Not only is the system stacked so that the Law can dictate most of the narrative events after the initial crime, the theme and flavour accentuate this relationship. During the retribution scene, the Law attempts to create guilt or condition the Criminal. This often amounts to psychological or physical torture of the Criminal character, who has no effective means to respond. The Law generally has enough power that they can continue to escalate their abuses (to which the player consents) until the Criminal succumbs.

This is not bad at all, just different from other systems I've experienced.

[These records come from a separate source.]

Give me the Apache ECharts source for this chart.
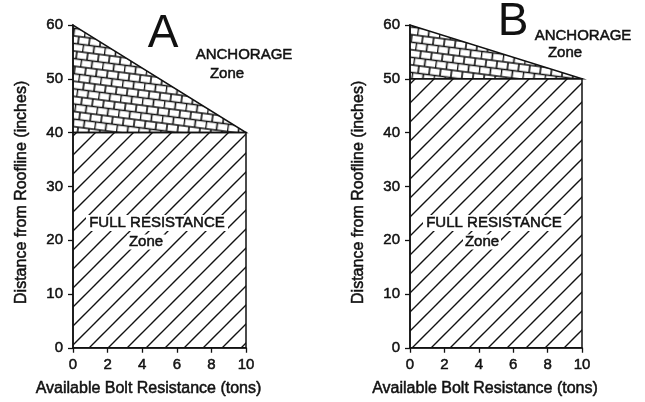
<!DOCTYPE html>
<html><head><meta charset="utf-8">
<script src="https://cdn.jsdelivr.net/npm/echarts@6/dist/echarts.min.js"></script>
<style>html,body{margin:0;padding:0;background:#fff;overflow:hidden}#c{width:645px;height:402px}</style>
</head><body><div id="c"></div>
<script>
// ---- data ----
const panelNames = ['A', 'B'];
const boltMin = [0, 0];          // tons
const boltMax = [10, 10];        // tons
const fullTop = [40, 50];        // top of FULL RESISTANCE zone (inches)
const anchorTop = [60, 60];      // peak of ANCHORAGE zone at 0 tons (inches)
const xTickValues = [0, 2, 4, 6, 8, 10];
const yTickValues = [0, 10, 20, 30, 40, 50, 60];
const xAxisName = 'Available Bolt Resistance (tons)';
const yAxisName = 'Distance from Roofline (inches)';
const zoneTop = ['ANCHORAGE', 'Zone'];
const zoneFull = ['FULL RESISTANCE', 'Zone'];

// ---- patterns ----
function hatchCanvas() {
  const s = 19, c = document.createElement('canvas');
  c.width = s; c.height = s;
  const g = c.getContext('2d');
  g.strokeStyle = '#111'; g.lineWidth = 1.4;
  g.beginPath();
  g.moveTo(-2, s + 2); g.lineTo(s + 2, -2);
  g.moveTo(-2, 2); g.lineTo(2, -2);
  g.moveTo(s - 2, s + 2); g.lineTo(s + 2, s - 2);
  g.stroke();
  return c;
}
function brickCanvas() {
  const w = 22, h = 15, c = document.createElement('canvas');
  c.width = w; c.height = h;
  const g = c.getContext('2d');
  g.strokeStyle = '#111'; g.lineWidth = 1.6;
  g.beginPath();
  g.moveTo(0, 3.5); g.lineTo(w, 3.5);
  g.moveTo(0, 11); g.lineTo(w, 11);
  g.moveTo(0.5, 3.5); g.lineTo(0.5, 11);
  g.moveTo(11.5, 3.5); g.lineTo(11.5, 11);
  g.moveTo(6, 11); g.lineTo(6, h);
  g.moveTo(6, 0); g.lineTo(6, 3.5);
  g.moveTo(17, 11); g.lineTo(17, h);
  g.moveTo(17, 0); g.lineTo(17, 3.5);
  g.stroke();
  return c;
}
const hatchFill = { image: hatchCanvas(), repeat: 'repeat' };
const brickFill = { image: brickCanvas(), repeat: 'repeat', rotation: 0.13 };

const FONT = '"Liberation Sans", Arial, Helvetica, sans-serif';
const INK = '#111';
const THICK = { textBorderColor: INK, textBorderWidth: 0.5 };

const grids = [
  { left: 73, top: 25, width: 173, height: 327 },
  { left: 410, top: 25, width: 172, height: 327 }
];

function xAxis(i) {
  return {
    gridIndex: i, type: 'value', min: boltMin[i], max: boltMax[i], interval: xTickValues[1] - xTickValues[0],
    name: xAxisName, nameLocation: 'middle', nameGap: 33,
    nameTextStyle: Object.assign({ fontFamily: FONT, fontSize: 16, color: INK, padding: [0, 22, 0, 0] }, THICK),
    axisLine: { show: true, onZero: false, lineStyle: { color: INK, width: 1.5 } },
    axisTick: { show: true, inside: false, length: 5, lineStyle: { color: INK, width: 1.3 } },
    axisLabel: Object.assign({ margin: 10, fontFamily: FONT, fontSize: 15, color: INK }, THICK),
    splitLine: { show: false }
  };
}
function yAxis(i) {
  return {
    gridIndex: i, type: 'value', min: 0, max: yTickValues[yTickValues.length - 1], interval: yTickValues[1] - yTickValues[0],
    name: yAxisName, nameLocation: 'middle', nameGap: 43, nameRotate: 90,
    nameTextStyle: Object.assign({ fontFamily: FONT, fontSize: 16, color: INK, padding: [0, 12, 0, 0] }, THICK),
    axisLine: { show: true, onZero: false, lineStyle: { color: INK, width: 1.5 } },
    axisTick: { show: true, inside: false, length: 5, lineStyle: { color: INK, width: 1.3 } },
    axisLabel: Object.assign({ margin: 10, fontFamily: FONT, fontSize: 15, color: INK }, THICK),
    splitLine: { show: false }
  };
}

function renderZones(params, api) {
  const x0 = api.value(0), x1 = api.value(1), f = api.value(2), a = api.value(3);
  const b0 = api.coord([x0, 0]), b1 = api.coord([x1, 0]);
  const f1 = api.coord([x1, f]), f0 = api.coord([x0, f]);
  const a0 = api.coord([x0, a]);
  return {
    type: 'group',
    children: [
      { type: 'polygon', shape: { points: [b0, b1, f1, f0] },
        style: { fill: hatchFill, stroke: INK, lineWidth: 1.5 } },
      { type: 'polygon', shape: { points: [f0, f1, a0] },
        style: { fill: brickFill, stroke: INK, lineWidth: 1.5 } }
    ]
  };
}

const series = panelNames.map((n, i) => ({
  type: 'custom', xAxisIndex: i, yAxisIndex: i, silent: true,
  renderItem: renderZones,
  data: [[boltMin[i], boltMax[i], fullTop[i], anchorTop[i]]]
}));

function txt(s, x, y, size, thick) {
  return {
    type: 'text', x: x, y: y, silent: true, z: 100,
    style: Object.assign({ text: s, font: size + 'px ' + FONT, fill: INK, align: 'center', verticalAlign: 'middle' },
      thick === false ? {} : { stroke: INK, lineWidth: 0.5 })
  };
}
function whiteBox(cx, cy, w, h) {
  return { type: 'rect', silent: true, z: 90, shape: { x: cx - w / 2, y: cy - h / 2, width: w, height: h }, style: { fill: '#fff' } };
}

const graphic = [
  txt(panelNames[0], 163, 34, 46, false),
  txt(panelNames[1], 513, 22, 46, false),
  txt(zoneTop[0], 244, 55, 15), txt(zoneTop[1], 227, 74, 15),
  txt(zoneTop[0], 583, 36, 15), txt(zoneTop[1], 565, 53, 15),
  whiteBox(157, 223, 142, 16), whiteBox(146, 242, 38, 15),
  whiteBox(494, 223, 142, 16), whiteBox(482, 242, 38, 15),
  txt(zoneFull[0], 157, 223, 15), txt(zoneFull[1], 146, 242, 15),
  txt(zoneFull[0], 494, 223, 15), txt(zoneFull[1], 482, 242, 15)
];

const chart = echarts.init(document.getElementById('c'), null, { renderer: 'canvas' });
chart.setOption({
  backgroundColor: '#fff',
  animation: false,
  grid: grids,
  xAxis: [xAxis(0), xAxis(1)],
  yAxis: [yAxis(0), yAxis(1)],
  series: series,
  graphic: graphic
});
</script></body></html>
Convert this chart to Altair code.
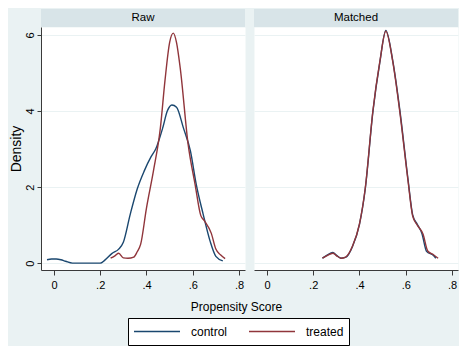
import altair as alt
import pandas as pd

# ---------------- data ----------------
groups = ["control", "treated"]
panel_names = ["Raw", "Matched"]

raw_control_x = [-0.03, -0.01, 0.01, 0.03, 0.05, 0.08, 0.12, 0.16, 0.20, 0.22, 0.25, 0.28, 0.30,
                 0.33, 0.36, 0.39, 0.42, 0.44, 0.47, 0.49, 0.51, 0.53, 0.56, 0.59, 0.615, 0.645,
                 0.675, 0.70, 0.73]
raw_control_y = [0.09, 0.11, 0.11, 0.09, 0.05, 0.0, 0.0, 0.0, 0.0, 0.08, 0.25, 0.37, 0.55,
                 1.29, 1.95, 2.42, 2.8, 3.0, 3.55, 4.0, 4.16, 4.1, 3.55, 2.95, 2.08, 1.29,
                 0.58, 0.18, 0.06]

raw_treated_x = [0.245, 0.265, 0.28, 0.30, 0.32, 0.345, 0.36, 0.375, 0.40, 0.43, 0.46, 0.48,
                 0.50, 0.516, 0.53, 0.546, 0.58, 0.61, 0.635, 0.65, 0.68, 0.70, 0.72, 0.74]
raw_treated_y = [0.13, 0.2, 0.26, 0.14, 0.13, 0.16, 0.3, 0.5, 1.45, 2.42, 3.55, 4.8,
                 5.8, 6.05, 5.8, 5.13, 3.13, 2.08, 1.25, 1.12, 0.79, 0.37, 0.22, 0.12]

matched_control_x = [0.24, 0.26, 0.285, 0.30, 0.32, 0.34, 0.37, 0.40, 0.425, 0.458, 0.488, 0.514,
                     0.544, 0.574, 0.61, 0.63, 0.65, 0.67, 0.69, 0.72, 0.73]
matched_control_y = [0.13, 0.21, 0.28, 0.21, 0.13, 0.15, 0.44, 1.02, 1.95, 3.98, 5.28, 6.12,
                     5.32, 4.05, 2.2, 1.27, 1.02, 0.78, 0.31, 0.2, 0.13]

matched_treated_x = [0.24, 0.26, 0.285, 0.30, 0.32, 0.34, 0.37, 0.40, 0.425, 0.458, 0.488, 0.514,
                     0.544, 0.574, 0.61, 0.63, 0.65, 0.675, 0.695, 0.72, 0.74]
matched_treated_y = [0.13, 0.2, 0.26, 0.2, 0.13, 0.16, 0.45, 1.03, 1.97, 4.0, 5.3, 6.1,
                     5.3, 4.0, 2.16, 1.24, 1.0, 0.76, 0.32, 0.22, 0.13]

x_ticks = [0, 0.2, 0.4, 0.6, 0.8]
y_ticks = [0, 2, 4, 6]


def frame(xs, ys, group):
    return pd.DataFrame({"score": xs, "density": ys, "group": group})


raw_df = pd.concat([frame(raw_control_x, raw_control_y, "control"),
                    frame(raw_treated_x, raw_treated_y, "treated")], ignore_index=True)
matched_df = pd.concat([frame(matched_control_x, matched_control_y, "control"),
                        frame(matched_treated_x, matched_treated_y, "treated")], ignore_index=True)

# ---------------- styling ----------------
FONT = "Liberation Sans"
BG = "#eaf2f3"
STRIP = "#d8e4e8"
W, H = 204, 243
XDOM = [-0.056, 0.826]
YDOM = [-0.18, 6.21]
color_scale = alt.Scale(domain=groups, range=["#1a476f", "#90353b"])
x_label_expr = "datum.value == 0 ? '0' : replace(format(datum.value, '.1f'), '0.', '.')"

legend = alt.Legend(orient="none", legendX=87, legendY=291, direction="horizontal",
                    title=None, symbolType="stroke", symbolSize=2116, symbolStrokeWidth=1.5,
                    labelFontSize=12, labelFont=FONT, labelColor="black", labelOffset=10,
                    columnPadding=20, padding=5, clipHeight=17,
                    strokeColor="black", fillColor="white")


def panel(df, name, left):
    if left:
        xaxis = alt.Axis(values=x_ticks, labelExpr=x_label_expr, title="Propensity Score",
                         titleX=195, titleY=36, titleAlign="center", titleBaseline="middle",
                         grid=False, tickSize=5)
        yaxis = alt.Axis(values=y_ticks, title="Density", labelAngle=-90, grid=True,
                         tickSize=4, labelPadding=2, titlePadding=1, titleFontSize=14)
    else:
        xaxis = alt.Axis(values=x_ticks, labelExpr=x_label_expr, title=None, grid=False,
                         tickSize=5)
        yaxis = alt.Axis(values=y_ticks, title=None, labels=False, ticks=False,
                         domain=False, grid=True)
    lines = alt.Chart(df).mark_line(strokeWidth=1.4, interpolate="monotone").encode(
        x=alt.X("score:Q", scale=alt.Scale(domain=XDOM, nice=False, zero=False), axis=xaxis),
        y=alt.Y("density:Q", scale=alt.Scale(domain=YDOM, nice=False, zero=False), axis=yaxis),
        color=alt.Color("group:N", scale=color_scale, legend=legend),
        order=alt.Order("score:Q"),
        detail="group:N",
    )
    strip_df = pd.DataFrame({"label": [name]})
    strip = alt.Chart(strip_df).mark_rect(color=STRIP).encode(
        x=alt.value(0), x2=alt.value(W), y=alt.value(-18), y2=alt.value(0))
    text = alt.Chart(strip_df).mark_text(font=FONT, fontSize=11.5, color="black",
                                         baseline="middle", align="center").encode(
        x=alt.value(W / 2), y=alt.value(-9), text="label:N")
    return alt.layer(strip, text, lines).properties(width=W, height=H)


left = panel(raw_df, panel_names[0], True)
right = panel(matched_df, panel_names[1], False)

chart = alt.hconcat(left, right, spacing=9, bounds="flush").properties(
    background=BG, padding=0
).configure_view(
    fill="white", stroke="transparent"
).configure_axis(
    domainColor="#3a3a3a", tickColor="#3a3a3a", labelColor="black", titleColor="black",
    labelFont=FONT, titleFont=FONT, labelFontSize=11, titleFontSize=12,
    titleFontWeight="normal", gridColor=BG, gridWidth=1, labelPadding=4
)

chart.save("out.html", embed_options={"renderer": "svg", "actions": False})
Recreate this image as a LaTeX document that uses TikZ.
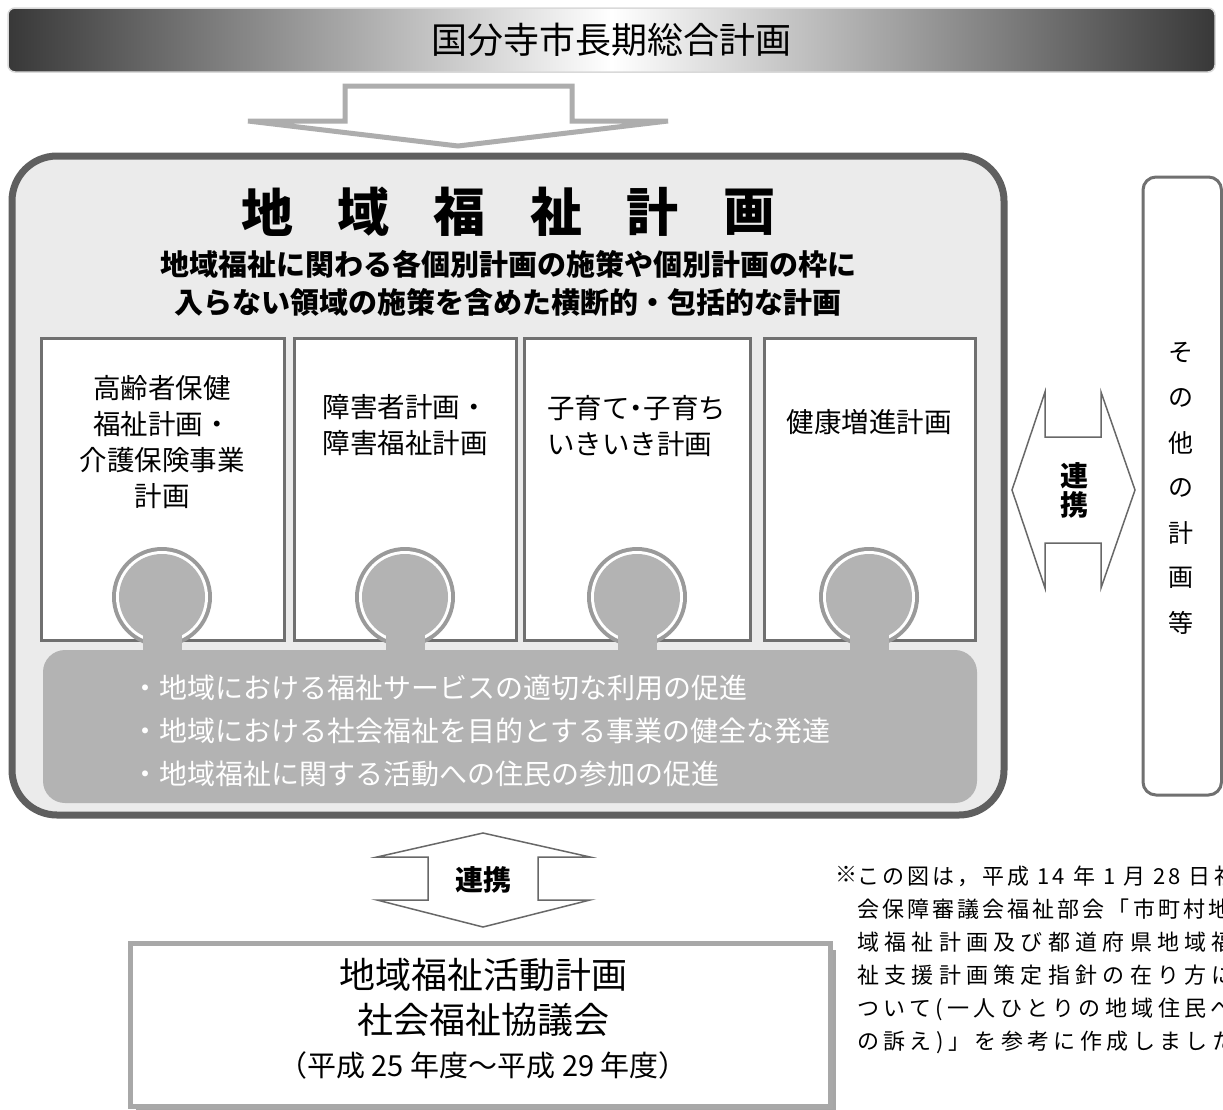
\documentclass[tikz,border=0pt]{standalone}
\usepackage{fontspec}
\setmainfont{Noto Sans CJK JP}
\definecolor{obikuro}{HTML}{383838}
\definecolor{waku}{HTML}{5F5F5F}
\definecolor{jiban}{HTML}{EBEBEB}
\definecolor{keikakusen}{HTML}{707070}
\definecolor{atamawa}{HTML}{9A9A9A}
\definecolor{atama}{HTML}{B3B3B3}
\definecolor{yajirushi}{HTML}{ADADAD}
\definecolor{renkeisen}{HTML}{686868}
\definecolor{katsudosen}{HTML}{A8A8A8}

\begin{document}
\begin{tikzpicture}
[
    x=1pt, y=-1pt,
    obi/.style={rounded corners=7pt, draw=gray!30, line width=1.5pt, left color=obikuro, right color=obikuro, middle color=white, minimum width=1207pt, minimum height=64pt, inner sep=0pt, font=\fontsize{36}{40}\selectfont},
    kudari/.style={draw=yajirushi, line width=5pt, fill=white},
    jibanwaku/.style={draw=waku, line width=7pt, fill=jiban, rounded corners=45pt},
    plan/.style={draw=keikakusen, line width=3pt, fill=white},
    plantext/.style={inner sep=0pt, align=center, font=\fontsize{27.5}{36}\selectfont},
    titlechar/.style={inner sep=0pt, font=\fontsize{52}{60}\selectfont\bfseries},
    subtitle/.style={inner sep=0pt, font=\fontsize{29}{38}\selectfont\bfseries},
    bulletline/.style={inner sep=0pt, anchor=west, text=white, font=\fontsize{28}{34}\selectfont},
    renkeiya/.style={draw=renkeisen, line width=1.5pt, fill=white},
    renkei/.style={inner sep=0pt, align=center, font=\fontsize{28}{29}\selectfont\bfseries},
    sonotawaku/.style={draw=keikakusen, line width=3pt, rounded corners=13pt, fill=white},
    sidechar/.style={inner sep=0pt, font=\fontsize{25}{27}\selectfont},
    katsudowaku/.style={draw=katsudosen, line width=5pt, fill=white},
    katsudotext/.style={inner sep=0pt, font=\fontsize{36}{40}\selectfont},
    chuki/.style={inner sep=0pt, anchor=north west, align=left, font=\fontsize{22}{33}\selectfont\addfontfeature{LetterSpace=14}},
]
\useasboundingbox (0,0) rectangle (1223,1109);
\fill[white] (0,0) rectangle (1223,1109);

\node[obi] (choukei) at (611.5,40) {国分寺市長期総合計画};
\draw[kudari] (345,86) -- (572,86) -- (572,121) -- (668,121) -- (458,146) -- (248,121) -- (345,121) -- cycle;

\draw[jibanwaku] (12,156) rectangle (1004,815);
\foreach \ch [count=\i from 0] in {地,域,福,祉,計,画}
    \node[titlechar] (t\i) at ({267+96.4*\i},212) {\ch};
\node[subtitle] (sub1) at (508,264) {地域福祉に関わる各個別計画の施策や個別計画の枠に};
\node[subtitle] (sub2) at (508,302) {入らない領域の施策を含めた横断的・包括的な計画};

\draw[plan] (41,338) rectangle (284,640);
\draw[plan] (294,338) rectangle (516,640);
\draw[plan] (524,338) rectangle (750,640);
\draw[plan] (764,338) rectangle (975,640);

\node[plantext] (kourei) at (162,442) {高齢者保健\\福祉計画・\\介護保険事業\\計画};
\node[plantext] (shougai) at (405,425) {障害者計画・\\障害福祉計画};
\node[plantext, align=left, anchor=west] (kosodate) at (547,426) {子育て\makebox[14pt]{・}子育ち\\いきいき計画};
\node[plantext] (kenkou) at (869,422) {健康増進計画};

\foreach \cx in {162,405,637,869} {
    \fill[atamawa] (\cx,597) circle (50pt);
    \fill[white] (\cx,597) circle (46pt);
    \fill[atama] (\cx,597) circle (43pt);
    \fill[atama] (\cx-19.5,615) rectangle (\cx+19.5,655);
}
\fill[atama, rounded corners=22pt] (43,650) rectangle (977,803);
\node[bulletline] (b1) at (131,688) {・地域における福祉サービスの適切な利用の促進};
\node[bulletline] (b2) at (131,731) {・地域における社会福祉を目的とする事業の健全な発達};
\node[bulletline] (b3) at (131,774) {・地域福祉に関する活動への住民の参加の促進};

\draw[renkeiya] (1012,490) -- (1045,392) -- (1045,437) -- (1101,437) -- (1101,392) -- (1135,490) -- (1101,588) -- (1101,543) -- (1045,543) -- (1045,588) -- cycle;
\node[renkei] (renkei1) at (1074,490) {連\\携};

\draw[sonotawaku] (1143,177) rectangle (1221.5,795);
\foreach \ch [count=\i from 0] in {そ,の,他,の,計,画,等}
    \node[sidechar] (s\i) at (1181,{353+45*\i}) {\ch};

\draw[renkeiya] (483,833) -- (590,857) -- (538,857) -- (538,900) -- (590,900) -- (483,927) -- (377,900) -- (428,900) -- (428,857) -- (377,857) -- cycle;
\node[renkei] (renkei2) at (483,880) {連携};

\fill[black!35] (136,950) rectangle (836,1113);
\draw[katsudowaku] (130,943) rectangle (830,1106);
\node[katsudotext] (katsudo) at (483,975) {地域福祉活動計画};
\node[katsudotext] (shakyo) at (483,1020) {社会福祉協議会};
\node[inner sep=0pt, font=\fontsize{29}{32}\selectfont] (kikan) at (483,1065) {（平成 25 年度～平成 29 年度）};

\node[chuki] (kome) at (835,866) {※};
\node[chuki] (chuu) at (857,866) {この図は，平成 14 年 1 月 28 日社\\会保障審議会福祉部会「市町村地\\{\addfontfeature{LetterSpace=24}域福祉計画及び都道府県地域福}\\{\addfontfeature{LetterSpace=24}祉支援計画策定指針の在り方に}\\{\addfontfeature{LetterSpace=20}ついて(一人ひとりの地域住民へ}\\{\addfontfeature{LetterSpace=20}の訴え)」を参考に作成しました}};
\end{tikzpicture}
\end{document}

This being our third game of the evening, it was pretty late when we got started and we only had time for two cycles. It was great fun while it lasted, though! Thanks for playing, guys.
Ben R.
thatsabigrobot
Group Organizer
Seattle, WA
Post #: 228
I've played Perfect twice and while I like the setting and the concept a lot, the mechanics don't thrill me. There are some parts that fall flat (like the other players judging how important they think your crime is) and there's more complexity than I prefer.

The turn structure is already a lot like Shock (rotating antagonist/protagonist pairs). I think if you kept the setting but just transplanted the entire Shock conflict system it would work great. Things like risking Links to escape the law would work perfectly (so to speak). Less mechanics, more role-playing and plot.

That'd be my preference anyway. I want to focus on sweating out my crimes and eluding the man, not trying to figure out how many tokens I should spend.
Adrienne
user 13146674
Belmont, CA
Post #: 15
There are some parts that fall flat (like the other players judging how important they think your crime is) and there's more complexity than I prefer.

I didn’t have any problem with this. I like having the Criminal assign a value to his crime, because it forces him to reflect on his character’s motivations. And when the other players discuss how much society cares about the crime, they’re engaging in a little bit of world-building, which I think is great. Sure, they could also just go ‘What do you think? 5?” “Ok.” and be done with it, but they at least have the opportunity to shape the Perfect society. Normally I dislike mechanics that ask players to ‘judge’ other players - but here it is society judging a crime, and I think it’s fine.


I want to focus on sweating out my crimes and eluding the man, not trying to figure out how many tokens I should spend.

I guess I see what you mean. Perhaps you think more tactically than I do, but as the Law I just assigned half my Tension points to the Capture and half to the Retribution. If one were trying to work out the optimal number of tokens to spend, given the Criminal’s current level of Guilt and invocation of Contacts and Aspects, I can see it being more of a distraction. I viewed the tokens less as a role-playing barrier and more as a way of pacing the exchange.

The issue we had with tokens in this recent game was different. One player would make a statement and lay down a token, the other would counter and then wonder whether to spend one token or two. Later they’d make a completely different argument and be uncertain whether the same token value should be applied or not.


Still haven’t played Shock, so I can’t comment on the different systems’ merits. But I agree, there is more number-handling in Perfect than in other story-games I’ve played.